The moment I see what life might have been to me, then any sin becomes
dreadful to me. Have you ever thought of how the world has stood in
glory and honor before the sinless humanity of Jesus Christ? If any life
could prove, if any argument could show on investigation to-day that
Jesus did one sin in all his life, that the perfect liberty which was
his perfect purity was not absolutely perfect, do you realize what a
horror would seem to fall down from the heavens, what a constraint and
burden would be laid upon the lives of men, how the gates of men's
possibilities would seem to close in upon them?

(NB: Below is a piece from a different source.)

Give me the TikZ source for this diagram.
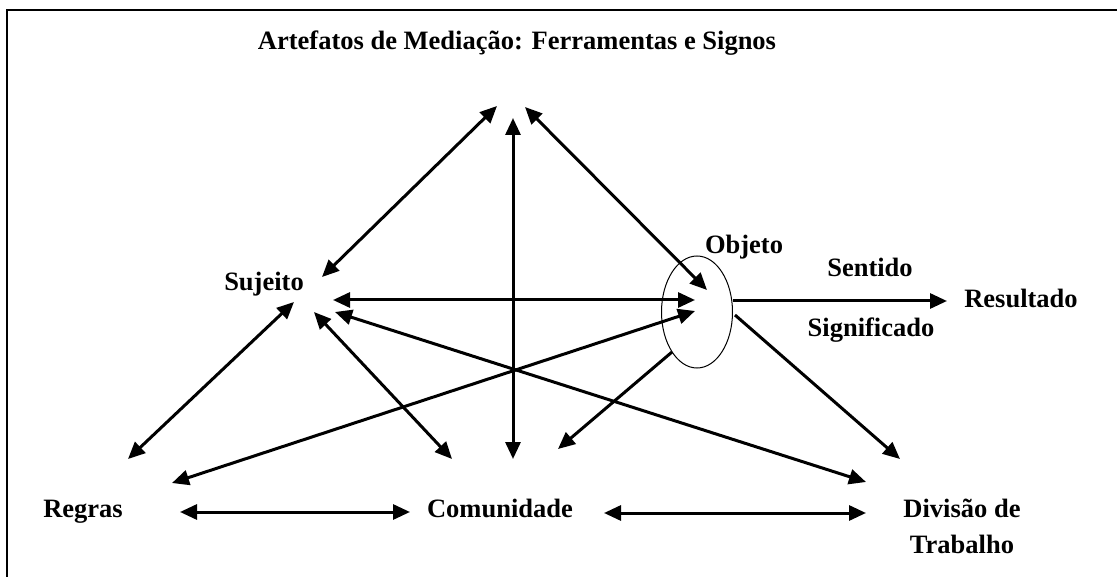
\documentclass[tikz,border=0pt]{standalone}
\usepackage{fontspec}
\setmainfont{Liberation Serif}
\usetikzlibrary{arrows.meta,shapes.geometric}

\begin{document}
\begin{tikzpicture}[x=1pt,y=-1pt,
    lbl/.style={font=\bfseries\fontsize{26.5}{36}\selectfont, align=center, inner sep=0pt, anchor=base},
    link/.style={line width=3pt, {Triangle[length=17pt,width=15pt]}-{Triangle[length=17pt,width=15pt]}},
    flow/.style={line width=3pt, -{Triangle[length=17pt,width=15pt]}}]
    \useasboundingbox (0,0) rectangle (1117,577);

    % Frame
    \draw[line width=2pt] (6.5,577) -- (6.5,10.5) -- (1117,10.5);

    % Labels
    \node[lbl] (artefatos) at (517,50) {Artefatos de Mediação: Ferramentas e Signos};
    \node[lbl] (sujeito) at (264,291) {Sujeito};
    \node[lbl] (objlabel) at (744,254) {Objeto};
    \node[lbl] (sentido) at (870,277) {Sentido};
    \node[lbl] (significado) at (871,337) {Significado};
    \node[lbl] (resultado) at (1021,308) {Resultado};
    \node[lbl] (regras) at (83,517) {Regras};
    \node[lbl] (comunidade) at (500,517) {Comunidade};
    \node[lbl, anchor=north] (divisao) at (962,499) {Divisão de\\Trabalho};

    % Object ellipse
    \node[draw, ellipse, line width=1pt, inner sep=0pt, minimum width=71pt, minimum height=112pt] (objeto) at (697,312) {};

    % Arrow ends
    \coordinate (suj-art) at (322,277);  \coordinate (art-suj) at (497,106);
    \coordinate (suj-obj) at (333,300);  \coordinate (obj-suj) at (695,300);
    \coordinate (suj-div) at (335,312);  \coordinate (div-suj) at (866,482);
    \coordinate (suj-com) at (314,312);  \coordinate (com-suj) at (452,459);
    \coordinate (suj-reg) at (294,302);  \coordinate (reg-suj) at (128,459);
    \coordinate (art-com) at (513,118);  \coordinate (com-art) at (513,459);
    \coordinate (art-obj) at (525,107);  \coordinate (obj-art) at (707,290);
    \coordinate (obj-reg) at (695,311);  \coordinate (reg-obj) at (172,483);
    \coordinate (obj-res) at (733,301);  \coordinate (res-obj) at (947,301);
    \coordinate (obj-div) at (735,315);  \coordinate (div-obj) at (900,459);
    \coordinate (obj-com) at (672,352);  \coordinate (com-obj) at (558,449);
    \coordinate (reg-com) at (180,512);  \coordinate (com-reg) at (410,512);
    \coordinate (com-div) at (604,513);  \coordinate (div-com) at (866,513);

    % Triangle links
    \draw[link] (suj-art) -- (art-suj);
    \draw[link] (art-com) -- (com-art);
    \draw[link] (art-obj) -- (obj-art);
    \draw[link] (suj-obj) -- (obj-suj);
    \draw[link] (suj-div) -- (div-suj);
    \draw[link] (suj-com) -- (com-suj);
    \draw[link] (suj-reg) -- (reg-suj);
    \draw[link] (obj-reg) -- (reg-obj);
    \draw[link] (reg-com) -- (com-reg);
    \draw[link] (com-div) -- (div-com);

    % From the object
    \draw[flow] (obj-res) -- (res-obj);
    \draw[flow] (obj-div) -- (div-obj);
    \draw[flow] (obj-com) -- (com-obj);
\end{tikzpicture}
\end{document}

It is because there has
been that one life which, because absolutely pure from sin, was
absolutely free; it is because man may look up and see in that life the
revelation and possibility of his own; it is because that life, echoing
the great cry throughout the world that man everywhere is the son of
God, offers the same purity--and so the same freedom--to all mankind; it
is for that reason that a man rejoices to cling to, to believe in,
however impure his life is, the perfect purity, the sinlessness of the
life of Jesus. When you sin, my friends, it is a man that sins, and a
man is a child of God; and for a child of God to sin is an awful thing,
not simply for the stain that he brings into the divine nature that is
in him, but for the life from which it shuts him out, for the liberty
which he abandons, for the inthrallment which it lays upon the soul.